Конечно,  дежурная хотела услышать что-то другое, но я  продолжала читать самого польского из поляков: чтобы впредь не набивалась с модными темами. Но нет! Она была несгибаемой.   

     - На всякий случай запомните,- сказала она,- когда Молотова расстригли, памятник ему возле купоросного бассейна подлежал ликвидации. Его заключили в клеть, и он стоял как арестованный. Потом на него натянули холстину, чтобы не смущать иностранных гостей. И так он простоял, пока не нашли технику. Это у  вас, в столице, шито-крыто, по ночам, втихаря, а у нас выносят при стечении народа...

     Меня позабавило столь оригинальное осуждение столичной практики.

    
- А Лысенко? - спросила я. - Тоже задвинули за решетку?
    
- Тут обошлось! Ни в мраморе, ни в граните не красовался.

 Её гневное чувство ограничивалось расправой над монументами. В этом было что-то обнадеживающее, как и в том, что идолы уходили в макулатуру.
    
- Никто не звонил? - спросила я, возвращая дежурную к будням.
    
- А сколько кавалеров вам требуется? – ответила она удивленно, не делая секрета из своих наблюдений.

 Похоже, у моря старушка признавала только любовные отношения. Я пожала плечами и подалась к лестнице.
 
- Я сказала «кавалеров», а не «любовников»,- закричала она вдогонку, - что не одно и то же! Имейте в виду, превратить кавалера в любовника – не такое простое дело.
 – Вы считаете?
 – Я считаю!.. Это факт. Запомните: в любви главное поцелуй. Если он приятен и сладок и вас от него шатает, и сами вы таете, а он горит на губах, то всё остальное будет еще приятней.
 
 Я улыбнулась, находя суждение небесспорным, однако во внимание приняла.
В комнате по-прежнему было солнечно и так  же слышались волны. Кажется, ничто не изменилось, но это только кажется. Одна архивная папка, а всё стало другим – из-за проклятой надписи: «Макулатура». Тогда-то и спросила себя: «Зачем  взяла эту папку?»  Было так хорошо. Море. Солнце. Встречи с директором. А теперь всё достанется  ей – неприкаянной тени. Всё или почти всё?  И неизведанный поцелуй? Не знаю...

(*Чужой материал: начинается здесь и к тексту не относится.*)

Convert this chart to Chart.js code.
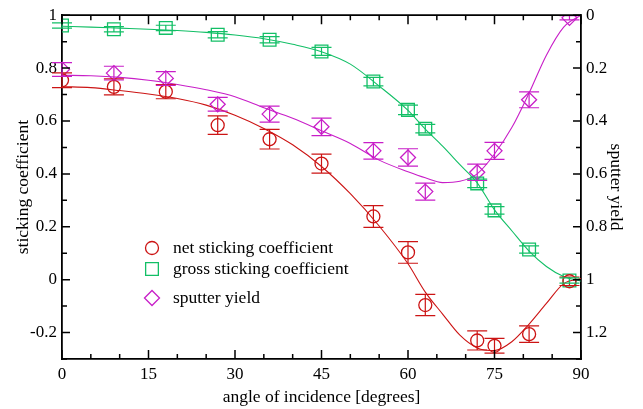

                Послесловие

     Судьба этого рассказа претерпела много невзгод. Автор желал не просто видеть его напечатанным, но напечатанным на родине главного действующего лица,  в Польше. Тем самым  хотел, отдавая дань его памяти,  репатриировать саму  бедную тень сироты. Однако идея не имела успеха. Чванливыми и надутыми, словом, одними из тех, кого называют официальными лицами,  было сказано: «Поляк, который прижился у вас, в России, - не поляк». Увы, жестокость так же тупа, как и глупость, особенно если тщится  изобразить гордость да еще под  покровительством  центра, названного Культурным. Речь не о ней, а о том, что у милосердия нет национальности, как, помимо души, у боли нет другой  родины.